Truly leading, even at a seemingly normal, everyday job, requires some serious risk. To engage people with both your wisdom and your doubts. To put who you really are on the table, not knowing how it will be received or if you’ll be taken advantage of. To trust people to follow instead of demanding they do.

That’s risky.

Loving your spouse is risky, too. To trust another human being with your most intimate thoughts and feelings. To lean fully into a rich, symbiotic connection with a husband or wife requires exposure to potential hurt, pain, and betrayal.

That’s risky.

And let’s face it, to fully put your faith in Jesus Christ is embracing a risk. To surrender your worth and value to the Law-fulfilling work of Another, rather than the manic, earning efforts you think you control yourself.

Wow, that’s risky.

Listen, there’s no doubt that most of us are ridiculously risk-averse. We dodge. We duck. We’re safe. We need to be challenged.

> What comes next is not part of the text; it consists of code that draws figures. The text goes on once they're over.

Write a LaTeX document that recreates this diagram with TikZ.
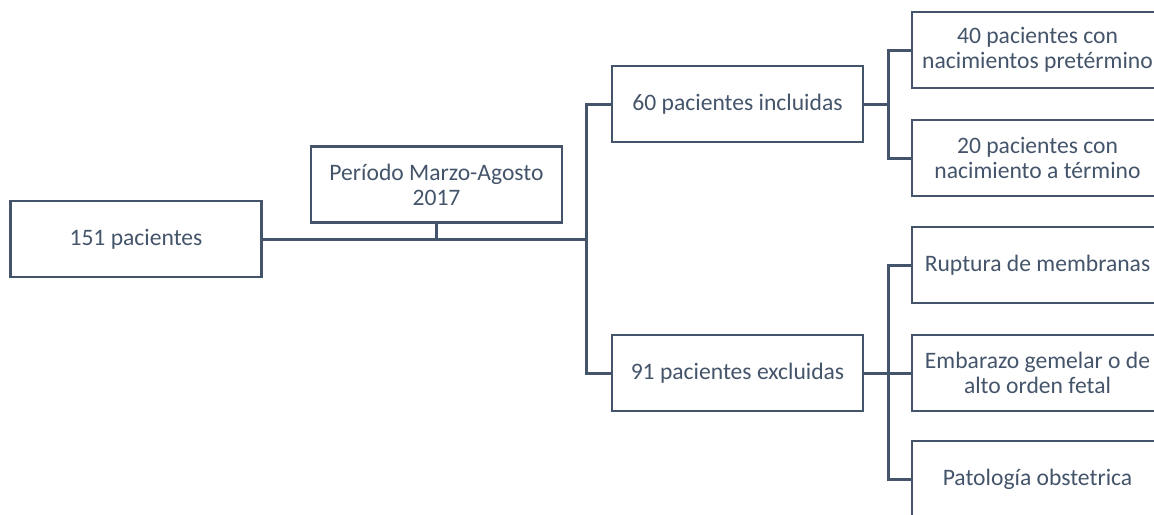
\documentclass[tikz,border=0pt]{standalone}
\usepackage{fontspec}
\setmainfont{Carlito}
\usetikzlibrary{positioning}

\definecolor{slate}{HTML}{44546A}

\begin{document}
\begin{tikzpicture}[
    x=0.5pt, y=-0.5pt,
    box/.style={rectangle, draw=slate, line width=1.4pt, text=slate, align=center,
        minimum width=125.5pt, minimum height=38pt, inner sep=2pt,
        font=\fontsize{11.8}{12.5}\selectfont},
    link/.style={draw=slate, line width=1.5pt}
]
    \useasboundingbox (0,0) rectangle (1154,514);

    \node[box] (pac) at (136,239) {151 pacientes};
    \node[box] (periodo) at (436.5,184.5) {Período Marzo-Agosto\\2017};

    \node[box] (incl) at (737.5,104) {60 pacientes incluidas};
    \node[box] (excl) at (737.5,373) {91 pacientes excluidas};

    \node[box] (pre) at (1037.5,50) {40 pacientes con\\nacimientos pretérmino};
    \node[box] (term) at (1037.5,158) {20 pacientes con\\nacimiento a término};

    \node[box] (rup) at (1037.5,265) {Ruptura de membranas};
    \node[box] (gem) at (1037.5,373) {Embarazo gemelar o de\\alto orden fetal};
    \node[box] (pat) at (1037.5,479) {Patología obstetrica};

    \coordinate (split) at (586,239);
    \coordinate[right=12pt of incl.east] (forkin);
    \coordinate[right=12pt of excl.east] (forkex);

    \draw[link] (pac.east) -- (split);
    \draw[link] (periodo.south) -- (periodo.south |- split);
    \draw[link] (incl.west) -| (split) |- (excl.west);

    \draw[link] (incl.east) -- (forkin);
    \draw[link] (pre.west) -| (forkin) |- (term.west);

    \draw[link] (excl.east) -- (forkex);
    \draw[link] (rup.west) -| (forkex) |- (pat.west);
    \draw[link] (gem.west) -- (forkex);
\end{tikzpicture}
\end{document}
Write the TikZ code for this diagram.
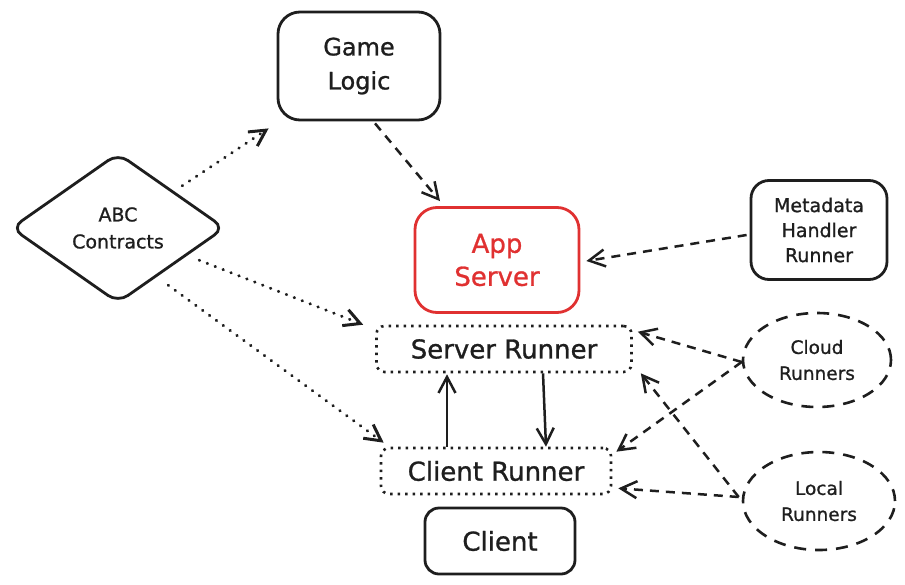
\documentclass[tikz,border=0pt]{standalone}
\usepackage{fontspec}
\setmainfont[FakeBold=1]{DejaVu Sans}
\usetikzlibrary{shapes.geometric,arrows.meta}
\tikzset{>={Straight Barb[length=16pt,width=17pt]}}
\definecolor{myblack}{HTML}{1E1E1E}
\definecolor{myred}{HTML}{E03131}
\tikzstyle{box}=[draw=myblack,line width=2.8pt,rounded corners=22pt,align=center,text=myblack,font=\fontsize{24}{34}\selectfont]
\tikzstyle{smalltext}=[font=\fontsize{19}{25}\selectfont]
\tikzstyle{runner}=[box,rounded corners=8pt,line width=2.6pt,dash pattern=on 2.5pt off 5pt,minimum height=46pt,font=\fontsize{26}{30}\selectfont]
\tikzstyle{pool}=[draw=myblack,ellipse,line width=2.6pt,dash pattern=on 12pt off 9pt,align=center,text=myblack,inner sep=0pt,font=\fontsize{18.5}{26}\selectfont]
\tikzstyle{contract}=[draw=myblack,diamond,line width=2.8pt,rounded corners=12pt,inner sep=0pt,align=center,text=myblack,font=\fontsize{19}{27}\selectfont]
\tikzstyle{flow}=[->,draw=myblack,line width=2.5pt,dash pattern=on 9pt off 7pt]
\tikzstyle{link}=[->,draw=myblack,line width=2.5pt]
\tikzstyle{uses}=[->,draw=myblack,line width=3pt,line cap=round,dash pattern=on 0.5pt off 8pt]

\begin{document}
\begin{tikzpicture}[x=1pt,y=-1pt]
  \useasboundingbox (0,0) rectangle (905,584);

  % BOXES
  \node[box,minimum width=162pt,minimum height=108pt] (game) at (359,66) {Game\\Logic};
  \node[box,draw=myred,text=myred,font=\fontsize{26}{33}\selectfont,minimum width=164pt,minimum height=105pt] (app) at (497,260) {App\\Server};
  \node[box,smalltext,rounded corners=18pt,minimum width=136pt,minimum height=99pt] (meta) at (819,230) {Metadata\\Handler\\Runner};
  \node[box,rounded corners=14pt,font=\fontsize{26}{30}\selectfont,minimum width=150pt,minimum height=66pt] (cl) at (500,541) {Client};

  % RUNNERS
  \node[runner,minimum width=255pt] (server) at (504,349) {Server Runner};
  \node[runner,minimum width=230pt] (client) at (496,471) {Client Runner};
  \node[pool,minimum width=148pt,minimum height=94pt] (cloud) at (817,360) {Cloud\\Runners};
  \node[pool,minimum width=152pt,minimum height=98pt] (local) at (819,501) {Local\\Runners};

  % CONTRACTS
  \node[contract,minimum width=214pt,minimum height=150pt] (abc) at (118,228) {ABC\\Contracts};

  % ARROWS
  \draw[flow] ([xshift=16pt,yshift=-2pt]game.south) -- ([xshift=-57pt,yshift=5pt]app.north);
  \draw[flow] ([xshift=-3pt,yshift=-5pt]meta.west) -- ([xshift=6pt,yshift=-1pt]app.east);
  \draw[link] ([xshift=-49pt]client.north) -- ([xshift=-57pt,yshift=-1pt]server.south);
  \draw[link] ([xshift=39pt]server.south) -- ([xshift=50pt]client.north);
  \draw[flow] ([yshift=-2pt]cloud.west) -- ([xshift=5pt,yshift=-7pt]server.north east);
  \draw[flow] ([yshift=-2pt]cloud.west) -- ([xshift=4pt,yshift=-5pt]client.north east);
  \draw[flow] ([xshift=-3pt,yshift=4pt]local.west) -- ([xshift=8pt]server.south east);
  \draw[flow] ([xshift=-3pt,yshift=4pt]local.west) -- ([xshift=6pt,yshift=7pt]client.south east);
  \draw[uses] ([xshift=10pt,yshift=4pt]abc.north east) -- ([xshift=-8pt,yshift=-7pt]game.south west);
  \draw[uses] ([xshift=27pt,yshift=6pt]abc.south east) -- ([xshift=-12pt]server.north west);
  \draw[uses] ([xshift=-4pt,yshift=-19pt]abc.south east) -- ([xshift=4pt,yshift=4pt]client.north west);

\end{tikzpicture}
\end{document}
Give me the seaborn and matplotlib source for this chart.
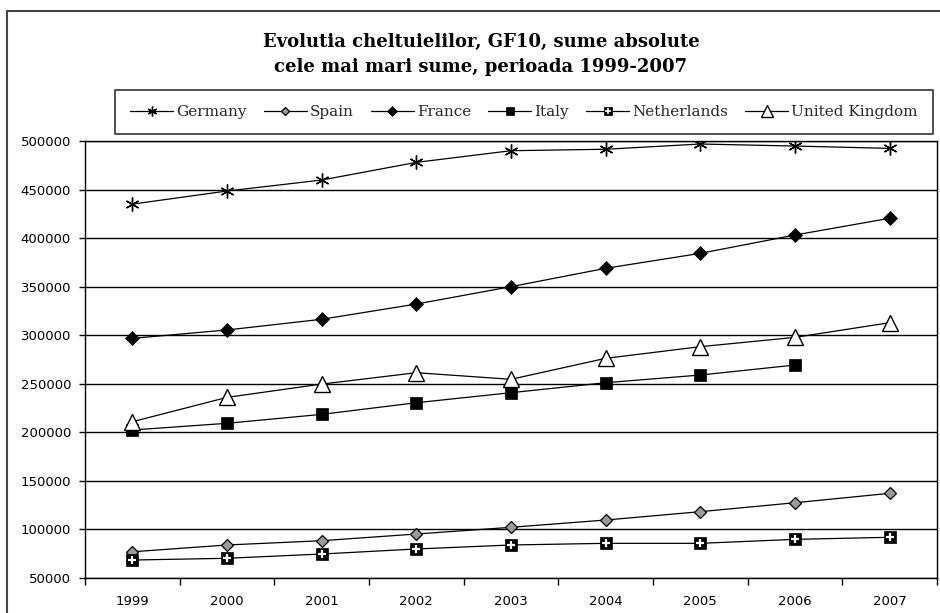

But I think it’s time we stop boxing the concept of risk into some radical show for the Discovery Channel (or story for the Chicago Tribune). Some of my greatest risks these past few years have been battles waged deep in my own soul. Struggles for perspective, sacrifice, identity, love, and surrender. In many ways, these adventures have taken more courage than I’ve ever needed before.

Sometimes the riskiest endeavors are found in the most common of places. Where are you looking?